(Source code of charts)
* START *

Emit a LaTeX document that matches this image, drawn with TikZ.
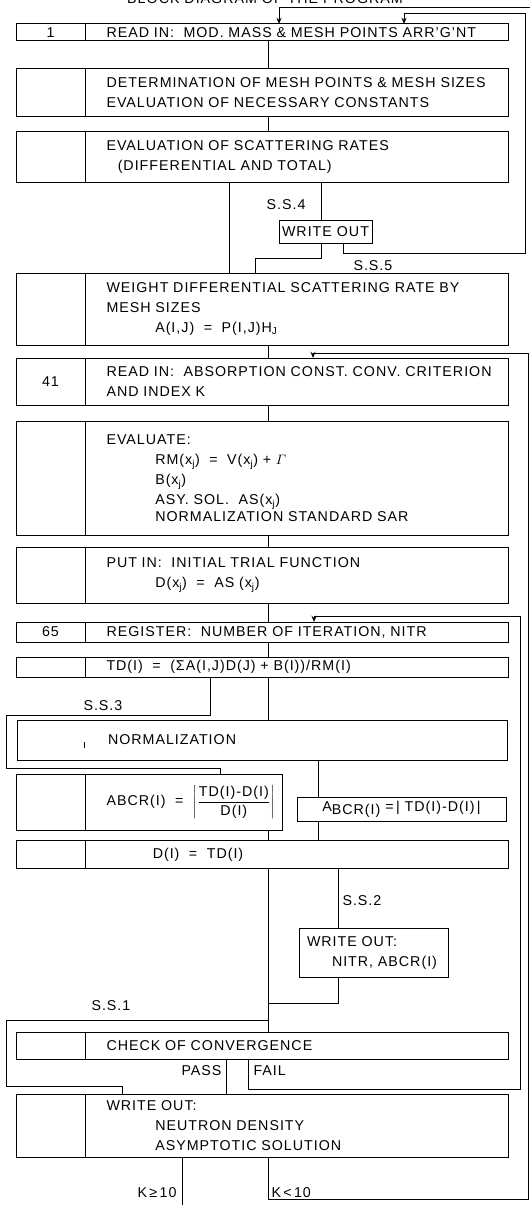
\documentclass[tikz,border=0pt]{standalone}
\usepackage{amsmath}
\usepackage{fontspec}
\setmainfont{Liberation Sans}[LetterSpace=7]
\usetikzlibrary{positioning,arrows.meta,calc}

\begin{document}
\begin{tikzpicture}[x=0.8pt,y=-0.8pt,
    font=\fontsize{11.4}{16}\selectfont, line width=0.8pt,
    body/.style={draw,outer sep=0pt,anchor=north west,text width=304pt,inner xsep=17.2pt,inner ysep=0pt,align=left,minimum height=#1},
    num/.style={draw,outer sep=0pt,inner sep=0pt,minimum width=55.2pt,minimum height=#1},
    outbox/.style={draw,outer sep=0pt,inner sep=0pt,anchor=north west},
    lbl/.style={inner sep=0pt},
    arr/.style={-{Stealth[length=5pt,width=4pt]}}
  ]
  \fill[white] (0,0) rectangle (530,1205);
  \useasboundingbox (0,0) rectangle (530,1205);

  % columns used by the connectors
  \foreach \n/\x in {spine/268, left4/229, ss4/321, jog4/255, ss5/343, back1/404, top1/279,
      in41/313, in65/314, ss3/210, into9/220, right10/318, ss2/338, pass/226, fail/248,
      ss1/122, kge/182.5}
    \coordinate (\n) at (\x,0);

  \node[lbl] (title) at (265,-1) {BLOCK DIAGRAM OF THE PROGRAM};

  % upper part
  \node[body=13.6pt] (b1) at (85,24) {\mbox{READ IN:\ \ MOD. MASS \& MESH POINTS ARR'G'NT}};
  \node[num=13.6pt,left=0pt of b1] (n1) {1};
  \node[body=38pt] (b2) at (85,69) {\mbox{DETERMINATION OF MESH POINTS \& MESH SIZES}\\
    EVALUATION OF NECESSARY CONSTANTS};
  \node[num=38pt,left=0pt of b2] (n2) {};
  \node[body=40.4pt] (b3) at (85,132) {EVALUATION OF SCATTERING RATES\\
    \hspace*{9pt}(DIFFERENTIAL AND TOTAL)};
  \node[num=40.4pt,left=0pt of b3] (n3) {};
  \node[outbox,minimum width=74.4pt,minimum height=18.4pt] (wo1) at (279,220) {WRITE OUT};
  \node[body=57.6pt] (b4) at (85,273) {\mbox{WEIGHT DIFFERENTIAL SCATTERING RATE BY}\\
    MESH SIZES\\
    \hspace*{39pt}A(I,J)\ \ =\ \ P(I,J)H\textsubscript{J}};
  \node[num=57.6pt,left=0pt of b4] (n4) {};

  % absorption constant loop
  \node[body=38pt] (b41) at (85,358) {\mbox{READ IN:\ \ ABSORPTION CONST. CONV. CRITERION}\\
    AND INDEX K};
  \node[num=38pt,left=0pt of b41] (n41) {41};
  \node[body=91.6pt] (b5) at (85,421) {EVALUATE:\\
    \hspace*{39pt}RM(x\textsubscript{j})\ \ =\ \ V(x\textsubscript{j}) + $\varGamma$\\
    \hspace*{39pt}B(x\textsubscript{j})\\
    \hspace*{39pt}ASY. SOL.\ \ AS(x\textsubscript{j})\\[-3pt]
    \hspace*{39pt}NORMALIZATION STANDARD SAR};
  \node[num=91.6pt,left=0pt of b5] (n5) {};
  \node[body=44.8pt] (b6) at (85,547) {PUT IN:\ \ INITIAL TRIAL FUNCTION\\
    \hspace*{39pt}D(x\textsubscript{j})\ \ =\ \ AS (x\textsubscript{j})};
  \node[num=44.8pt,left=0pt of b6] (n6) {};

  % iteration loop
  \node[body=16pt] (b65) at (85,622) {REGISTER:\ \ NUMBER OF ITERATION, NITR};
  \node[num=16pt,left=0pt of b65] (n65) {65};
  \node[body=16.4pt] (b7) at (85,657) {TD(I)\ \ =\ \ (ΣA(I,J)D(J) + B(I))/RM(I)};
  \node[num=16.4pt,left=0pt of b7] (n7) {};
  \node[draw,outer sep=0pt,anchor=north west,minimum width=392pt,minimum height=32pt,
    text width=246.4pt,inner xsep=72.8pt,inner ysep=0pt,align=left] (b8) at (17,720) {NORMALIZATION};
  \draw (b8.north west) ++(67,22) -- ++(0,6);
  \node[body=45.3pt,text width=123.2pt] (b9) at (85,774)
    {\mbox{ABCR(I)\ \ =\ \ $\left|\dfrac{\text{TD(I)-D(I)}}{\text{D(I)}}\right|$}};
  \node[num=45.3pt,left=0pt of b9] (n9) {};
  \node[outbox,minimum width=167.2pt,minimum height=18.8pt] (b10) at (297,797.5)
    {A\raisebox{-2.5pt}{BCR(I)}\ =\,|\ TD(I)-D(I)\,|};
  \node[body=22.9pt] (b11) at (85,840) {\hspace*{37pt}D(I)\ \ =\ \ TD(I)};
  \node[num=22.9pt,left=0pt of b11] (n11) {};
  \node[outbox,text width=106.4pt,inner xsep=6.4pt,minimum height=39.2pt,align=left] (wo2) at (299,928)
    {WRITE OUT:\\ \hspace*{20pt}NITR, ABCR(I)};
  \node[body=21.7pt] (b12) at (85,1032.5) {CHECK OF CONVERGENCE};
  \node[num=21.7pt,left=0pt of b12] (n12) {};
  \node[body=50.9pt] (b13) at (85,1094) {WRITE OUT:\\
    \hspace*{39pt}NEUTRON DENSITY\\
    \hspace*{39pt}ASYMPTOTIC SOLUTION};
  \node[num=50.9pt,left=0pt of b13] (n13) {};

  % labels
  \node[lbl,anchor=east] (lss4) at (306,204.5) {S.S.4};
  \node[lbl,anchor=south west] (lss5) at (353,271) {S.S.5};
  \node[lbl,anchor=west] (lss3) at (83,706) {S.S.3};
  \node[lbl,anchor=west] (lss2) at (342,901) {S.S.2};
  \node[lbl,anchor=west] (lss1) at (91,1006) {S.S.1};
  \node[lbl,anchor=east] (lpass) at (222,1071) {PASS};
  \node[lbl,anchor=west] (lfail) at (253,1071) {FAIL};
  \node[lbl,anchor=east] (lkge) at (177,1193) {K\,≥\,10};
  \node[lbl,anchor=west] (lklt) at (271,1193) {K\,<\,10};

  % connectors
  \coordinate (topin) at (530,7.5);
  \coordinate (exit) at (182.5,1205);
  \draw[arr] (topin) -| (b1.north -| top1);
  \draw (b1.south -| spine) -- (b2.north -| spine);
  \draw (b2.south -| spine) -- (b3.north -| spine);
  \draw (b3.south -| left4) -- (b4.north -| left4);
  \draw (b3.south -| ss4) -- (wo1.north -| ss4);
  \draw (wo1.south -| ss4) -- ++(0,15.6) -| (b4.north -| jog4);
  \draw[arr] (wo1.south -| ss5) -- ++(0,10.5) -| (525,14) -| (b1.north -| back1);
  \draw (b4.south -| spine) -- (b41.north -| spine);
  \draw (b41.south -| spine) -- (b5.north -| spine);
  \draw (b5.south -| spine) -- (b6.north -| spine);
  \draw (b6.south -| spine) -- (b65.north -| spine);
  \draw (b65.south -| spine) -- (b7.north -| spine);
  \draw (b7.south -| spine) -- (b8.north -| spine);
  \draw (b7.south -| ss3) |- (6,715.3) |- (220,768.7) -- (b9.north -| into9);
  \draw (b8.south -| right10) -- (b10.north -| right10);
  \draw (b9.south -| spine) -- (b11.north -| spine);
  \draw (b10.south -| right10) -- (b11.north -| right10);
  \draw (b11.south -| spine) -- (b12.north -| spine);
  \draw (b11.south -| ss2) -- (wo2.north -| ss2);
  \draw (wo2.south -| ss2) |- (268,1003.8);
  \draw (268,1020.7) -| (6,1086.6) -| (b13.north -| ss1);
  \draw (b12.south -| pass) -- (b13.north -| pass);
  \draw[arr] (b12.south -| fail) |- (520,1089) -- (520,616.6) -| (b65.north -| in65);
  \draw (b13.south -| kge) -- (exit);
  \draw[arr] (b13.south -| spine) |- (528.5,1199) -- (528.5,353) -| (b41.north -| in41);
\end{tikzpicture}
\end{document}
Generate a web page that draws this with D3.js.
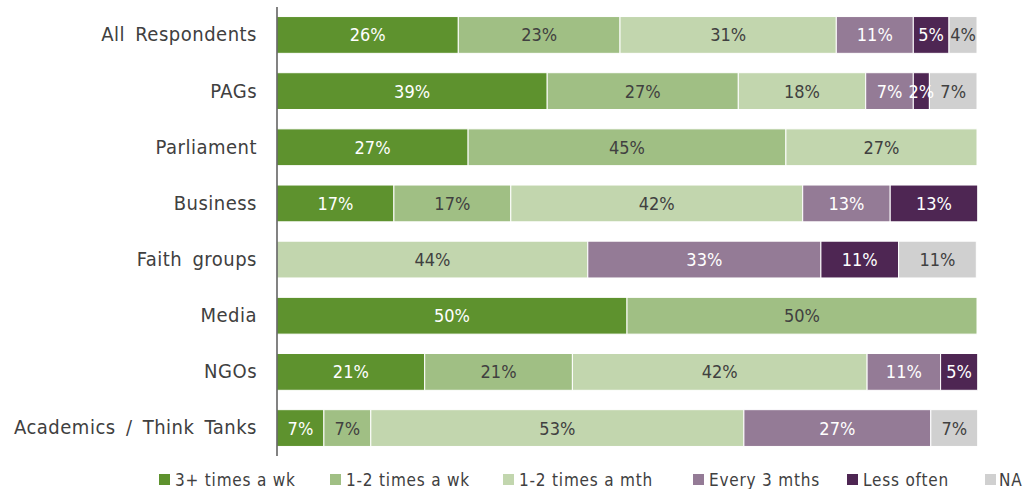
<!DOCTYPE html>
<html><head><meta charset="utf-8">
<script src="https://cdn.jsdelivr.net/npm/d3@7"></script>
<style>body{margin:0;background:#fff}svg{display:block}</style>
</head><body><svg id="c" width="1027" height="489"></svg>
<script>
const categories = ["All Respondents","PAGs","Parliament","Business","Faith groups","Media","NGOs","Academics / Think Tanks"];
const seriesNames = ["3+ times a wk","1-2 times a wk","1-2 times a mth","Every 3 mths","Less often","NA"];
const s3plusWk   = [25.9, 38.6, 27.3, 16.7, 0,    50, 21.1, 6.7];
const s12Wk      = [23.1, 27.3, 45.4, 16.7, 0,    50, 21.1, 6.7];
const s12Mth     = [30.9, 18.2, 27.3, 41.7, 44.4, 0,  42.1, 53.3];
const sEvery3    = [11.0, 6.8,  0,    12.5, 33.3, 0,  10.5, 26.7];
const sLessOften = [5.1,  2.3,  0,    12.5, 11.1, 0,  5.3,  0];
const sNA        = [4.0,  6.8,  0,    0,    11.1, 0,  0,    6.7];
const colors = ["#5e922e","#a0bf84","#c2d6ae","#947b96","#4e2653","#d0d0d0"];
const labelColors = ["#ffffff","#404040","#404040","#ffffff","#ffffff","#404040"];

const series = [s3plusWk,s12Wk,s12Mth,sEvery3,sLessOften,sNA];
const rows = categories.map((c,i)=>{const o={cat:c}; seriesNames.forEach((s,j)=>o[s]=series[j][i]); return o;});
const stack = d3.stack().keys(seriesNames)(rows);

const svg = d3.select("#c");
const font = "'DejaVu Sans Condensed','DejaVu Sans',sans-serif";
const x = d3.scaleLinear().domain([0,100]).range([277,977]);
const y = d3.scaleBand().domain(categories).range([7,456]).paddingInner(0.345).paddingOuter(0.17);

stack.forEach((layer,j)=>{
  const g = svg.append("g");
  layer.forEach((d,i)=>{
    const v = d[1]-d[0];
    if (v<=0) return;
    const cat = categories[i];
    g.append("rect").attr("x",x(d[0])).attr("y",y(cat)).attr("width",x(d[1])-x(d[0])).attr("height",y.bandwidth())
      .attr("fill",colors[j]).attr("stroke","#fff").attr("stroke-width",1);
  });
});
stack.forEach((layer,j)=>{
  const g = svg.append("g");
  layer.forEach((d,i)=>{
    const v = d[1]-d[0];
    if (v<=0) return;
    const cat = categories[i];
    g.append("text").attr("x",(x(d[0])+x(d[1]))/2).attr("y",y(cat)+y.bandwidth()/2).attr("dy","0.36em")
      .attr("text-anchor","middle").attr("font-family",font).attr("font-size",18).attr("fill",labelColors[j])
      .text(Math.round(v)+"%");
  });
});

const yAxis = d3.axisLeft(y).tickSize(0).tickPadding(20);
const ga = svg.append("g").attr("transform","translate(277,0)").call(yAxis);
ga.select(".domain").attr("stroke","#404040").attr("stroke-width",1.3).attr("d","M0,7V456");
ga.selectAll("text").attr("font-family",font).attr("font-size",20).attr("fill","#404040")
  .attr("letter-spacing","0.5px").attr("word-spacing","4px");

const legendX = [159,330,503,693,847,985];
const lg = svg.append("g");
seriesNames.forEach((s,j)=>{
  lg.append("rect").attr("x",legendX[j]).attr("y",474).attr("width",11).attr("height",11).attr("fill",colors[j]);
  lg.append("text").attr("x",legendX[j]+(j===5?14:16)).attr("y",479.5).attr("dy","0.36em").attr("font-family",font)
    .attr("font-size",17).attr("fill","#404040").attr("letter-spacing","0.8px").text(s);
});
</script></body></html>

* END *

**Set exercise**
Start at the line with "Generate a web", stop at the line with "const stack = d3.stack().keys(seriesNames)(rows);", both lines included, and repeat that span exactly without its pictures.

**Finished exercise**
Generate a web page that draws this with D3.js.
<!DOCTYPE html>
<html><head><meta charset="utf-8">
<script src="https://cdn.jsdelivr.net/npm/d3@7"></script>
<style>body{margin:0;background:#fff}svg{display:block}</style>
</head><body><svg id="c" width="1027" height="489"></svg>
<script>
const categories = ["All Respondents","PAGs","Parliament","Business","Faith groups","Media","NGOs","Academics / Think Tanks"];
const seriesNames = ["3+ times a wk","1-2 times a wk","1-2 times a mth","Every 3 mths","Less often","NA"];
const s3plusWk   = [25.9, 38.6, 27.3, 16.7, 0,    50, 21.1, 6.7];
const s12Wk      = [23.1, 27.3, 45.4, 16.7, 0,    50, 21.1, 6.7];
const s12Mth     = [30.9, 18.2, 27.3, 41.7, 44.4, 0,  42.1, 53.3];
const sEvery3    = [11.0, 6.8,  0,    12.5, 33.3, 0,  10.5, 26.7];
const sLessOften = [5.1,  2.3,  0,    12.5, 11.1, 0,  5.3,  0];
const sNA        = [4.0,  6.8,  0,    0,    11.1, 0,  0,    6.7];
const colors = ["#5e922e","#a0bf84","#c2d6ae","#947b96","#4e2653","#d0d0d0"];
const labelColors = ["#ffffff","#404040","#404040","#ffffff","#ffffff","#404040"];

const series = [s3plusWk,s12Wk,s12Mth,sEvery3,sLessOften,sNA];
const rows = categories.map((c,i)=>{const o={cat:c}; seriesNames.forEach((s,j)=>o[s]=series[j][i]); return o;});
const stack = d3.stack().keys(seriesNames)(rows);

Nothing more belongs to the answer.